The Bluest Eye Topic Tracking: Culture
Culture 1: Mr. Henry moves into Claudia and Frieda's house. One day, the girls come home and when they walk in Mr. Henry greets them. He flatters them by telling them they look just like Greta Garbo and Ginger Rogers, two white American female actresses. These two actresses represented American society's ideal beauty, with their blonde hair and blue eyes. They, and other actresses like them, were so idealized by the media that it forced young American girls, both white and black, to question their own beauty if it differed from the standard of blond hair and blue eyes.
Culture 2: After seeing the cup with Shirley Temple on it, Claudia explains her ill feelings for her. Shirley Temple was the epitome of what all of America adored in little girls: her bouncy blonde curls and big blue eyes. This sickened Claudia, as she was so different from Shirley Temple and all of the other little girls who looked like Shirley.
Culture 3: Claudia tells the story about the doll she received for Christmas one year. This doll was a beautiful doll that had blonde hair, blue eyes, and pink skin. Instead of appreciating the doll like most other children would have done, Claudia dismembered and destroyed the doll. She was sick of having American ideals of beauty placed on her, which said that being white with blonde hair and blue eyes was what was deemed as beautiful.
Culture 4: This excerpt from a first grade reading primer describes the perfect white family. Morrison uses these excerpts in many points of the story to illustrate the dichotomy between the ideal white family, and the family of blacks, specifically Pecola's family. The reading book perpetuates the stigma that what is seen as "ideal" in American culture means having a neat little house, run by two loving parents, with two children, one of which has blonde hair and blue eyes, and a fun loving dog who plays with the children. This social stigma presses on children who are "different" that are reading these books, and makes them think they are abnormal and unacceptable.

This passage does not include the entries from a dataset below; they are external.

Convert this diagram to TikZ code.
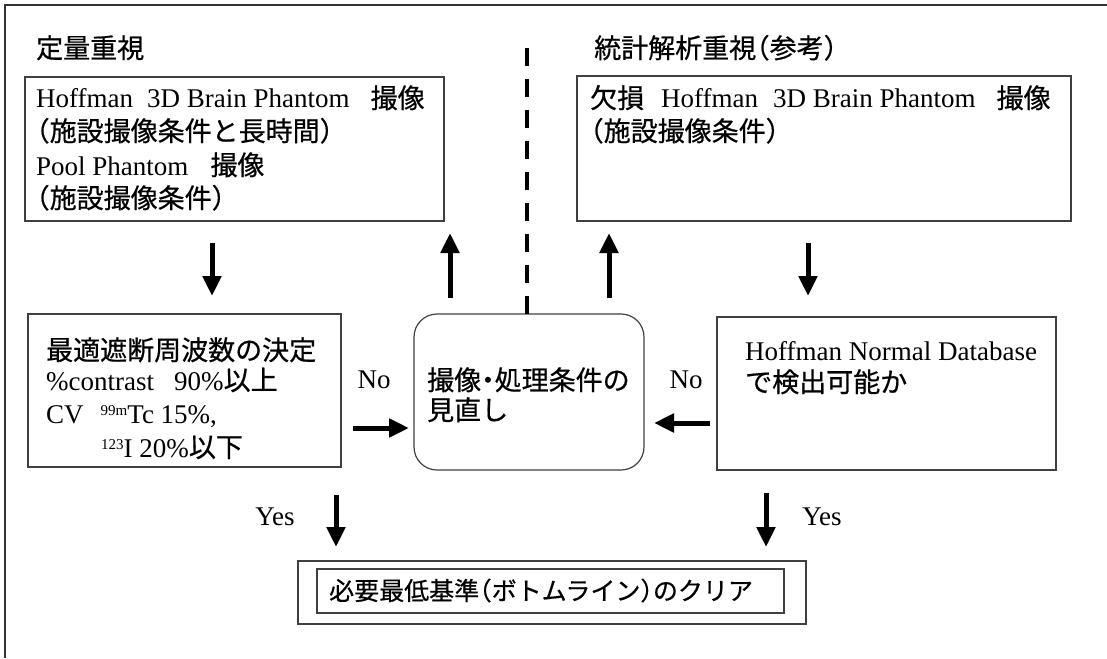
\documentclass[tikz,border=0pt]{standalone}
\usepackage{fontspec}
\setmainfont{Liberation Serif}
\newfontfamily\jp[RawFeature=+halt,FakeBold=0.6]{Noto Sans CJK JP}
\usetikzlibrary{arrows.meta}
\newcommand{\supx}[1]{\raisebox{8pt}{\fontsize{15pt}{15pt}\selectfont #1}}
\begin{document}
\begin{tikzpicture}[x=1pt,y=-1pt,
  box/.style={draw=black!75, line width=1.2pt, anchor=north west, inner sep=0pt, outer sep=0pt},
  txt/.style={anchor=base west, inner sep=0pt, font=\fontsize{27pt}{33pt}\selectfont},
  lbl/.style={inner sep=0pt, font=\fontsize{27pt}{30pt}\selectfont},
  arr/.style={line width=5pt, -{Triangle[length=20pt,width=18pt]}},
]
\useasboundingbox (0,0) rectangle (1107,658);
\draw[line width=1.6pt, black!80] (5,658) -- (5,5) -- (1107,5);

% titles
\node[txt] (t1) at (36,58) {\jp 定量重視};
\node[txt] (t2) at (594,58) {\jp 統計解析重視（参考）};

% box 1
\node[box, minimum width=419pt, minimum height=144pt] (b1) at (25,77) {};
\node[txt] (b1l1) at (36,108) {Hoffman\hspace{14pt}3D Brain Phantom\hspace{21pt}{\jp 撮像}};
\node[txt] (b1l2) at (36,141) {\jp （施設撮像条件と長時間）};
\node[txt] (b1l3) at (36,175) {Pool Phantom\hspace{22pt}{\jp 撮像}};
\node[txt] (b1l4) at (36,208) {\jp （施設撮像条件）};

% box 2
\node[box, minimum width=494pt, minimum height=145pt] (b2) at (577,76) {};
\node[txt] (b2l1) at (590,108) {{\jp 欠損}\hspace{17pt}Hoffman\hspace{15pt}3D Brain Phantom\hspace{21pt}{\jp 撮像}};
\node[txt] (b2l2) at (590,141) {\jp （施設撮像条件）};

% box 3
\node[box, minimum width=313pt, minimum height=153pt] (b3) at (28,314) {};
\node[txt] (b3l1) at (46,360) {\jp 最適遮断周波数の決定};
\node[txt] (b3l2) at (46,390) {\%contrast\hspace{20pt}90\%{\jp 以上}};
\node[txt] (b3l3) at (46,423) {CV\hspace{17pt}\supx{99m}Tc 15\%,};
\node[txt] (b3l4) at (101,457) {\supx{123}I 20\%{\jp 以下}};

% centre box
\node[box, rounded corners=23pt, minimum width=230pt, minimum height=156pt] (c) at (414,314) {};
\node[txt] (cl1) at (427,390) {\jp 撮像・処理条件の};
\node[txt] (cl2) at (427,420) {\jp 見直し};

% box 4
\node[box, minimum width=339pt, minimum height=153pt] (b4) at (717,317) {};
\node[txt] (b4l1) at (745,360) {Hoffman Normal Database};
\node[txt] (b4l2) at (745,392) {\jp で検出可能か};

% bottom box
\node[box, minimum width=508pt, minimum height=63pt] (bo) at (298,561) {};
\node[box, minimum width=467pt, minimum height=44pt] (bi) at (317,569) {};
\node[txt, font=\fontsize{25pt}{30pt}\selectfont] (bt) at (329,600) {\jp 必要最低基準（ボトムライン）のクリア};

% labels
\node[lbl] (no1) at (374,380) {No};
\node[lbl] (no2) at (686,380) {No};
\node[lbl] (yes1) at (275,517) {Yes};
\node[lbl] (yes2) at (822,517) {Yes};

% arrows
\draw[arr, shorten <=22pt, shorten >=18pt] (b1.south -| 212,0) -- (b3.north -| 212,0);
\draw[arr, shorten <=16pt, shorten >=12pt] (c.north -| 450,0) -- (b1.south -| 450,0);
\draw[arr, shorten <=16pt, shorten >=12pt] (c.north -| 609,0) -- (b2.south -| 609,0);
\draw[arr, shorten <=22pt, shorten >=21pt] (b2.south -| 808,0) -- (b4.north -| 808,0);
\draw[arr, shorten <=12pt, shorten >=5pt] (b3.east |- 0,428) -- (c.west |- 0,428);
\draw[arr, shorten <=7pt, shorten >=10pt] (b4.west |- 0,423) -- (c.east |- 0,423);
\draw[arr, shorten <=28pt, shorten >=14pt] (b3.south -| 336,0) -- (bo.north -| 336,0);
\draw[arr, shorten <=23pt, shorten >=14pt] (b4.south -| 766,0) -- (bo.north -| 766,0);

% dashed divider
\coordinate (dtop) at (527,48);
\draw[line width=4.5pt, dash pattern=on 18pt off 13pt] (dtop) -- (c.north -| 527,0);
\end{tikzpicture}
\end{document}
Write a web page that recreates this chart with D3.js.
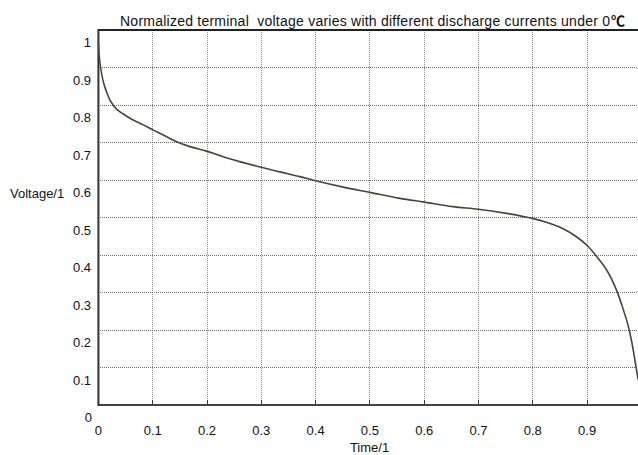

Culture 5: The Breedloves are described. They think they are poor and ugly, and it says that much of the reason they think this is because of the white American media. The media, as part of our culture, sets the standards for what defines beauty, and anything straying from these standards is viewed as ugly.
Culture 6: Pecola is constantly faced with the standards set on her society by American culture. She cannot even enjoy a piece of candy without feeling that she is different and lacking in some way in terms of beauty. When she goes to eat her Mary Jane candy, she is mesmerized by the little girl of Mary Jane on the cover, a blonde-haired, blue-eyed girl. These cultural pressures of what defines beauty make Pecola aware of just how much she strays from that defined beauty. This eventually leads to her desire for blue eyes, which in turn leads her into madness.
Culture 7: When Pecola, Maureen, Claudia and Frieda are walking home from the ice cream shop, they pass a theater with a picture of Betty Grable on it. Young girls are bombarded with American culture's ideals of beauty, such as pictures of famous actresses. Betty Grable in particular, with her blonde hair and blue eyes, makes Pecola and Maureen want to look like her. However, despite all of their hopes and wishes, they will never be able to look like that, and they are left as the victims of a culture that standardizes and limits young children.
Culture 8: During her younger years, Pauline Breedlove spent a lot of time at the movie theater. It was here where she learned American standards of true beauty. Constantly faced with actresses like Jean Harlow, the ultimate Hollywood blonde bombshell, Pauline was forced to examine her own beauty in terms of Harlow's. She realized that she did not look anything like Harlow, and based on this, came to the conclusion that she must be ugly. However, her feelings of ugliness were purely based on cultural standards set on her through the medium of Hollywood.
Culture 9: Claudia feels the need for Pecola's baby to be alive and healthy. She wants the baby to survive because she wants to counteract the cultural emphasis placed on white girls with blonde hair and blue eyes, exemplified by the types of white baby dolls most children adore (dolls that look like Shirley Temple). If Pecola's baby lives, maybe people can learn to love a black baby and see black as beautiful too. At least this is what Claudia is hoping for.
Culture 10: Pecola beats her arms like a bird, and attempts to fly up to the sky. However, she cannot. The reason she cannot is because she has been held back by the culture in which she lives, a culture that values white beauty, and ignores black beauty. It was an inevitable end result that Pecola would never be able to achieve the standards of beauty she wanted to. She was born a black child, and unfortunately, her culture does not accept black beauty. Thus, her dreams would never be fulfilled. And even though she thinks she has blue eyes, the world around her does not recognize her as she wishes to be seen. And because of this, she is driven to madness, caused by the pressures and social standards of her culture.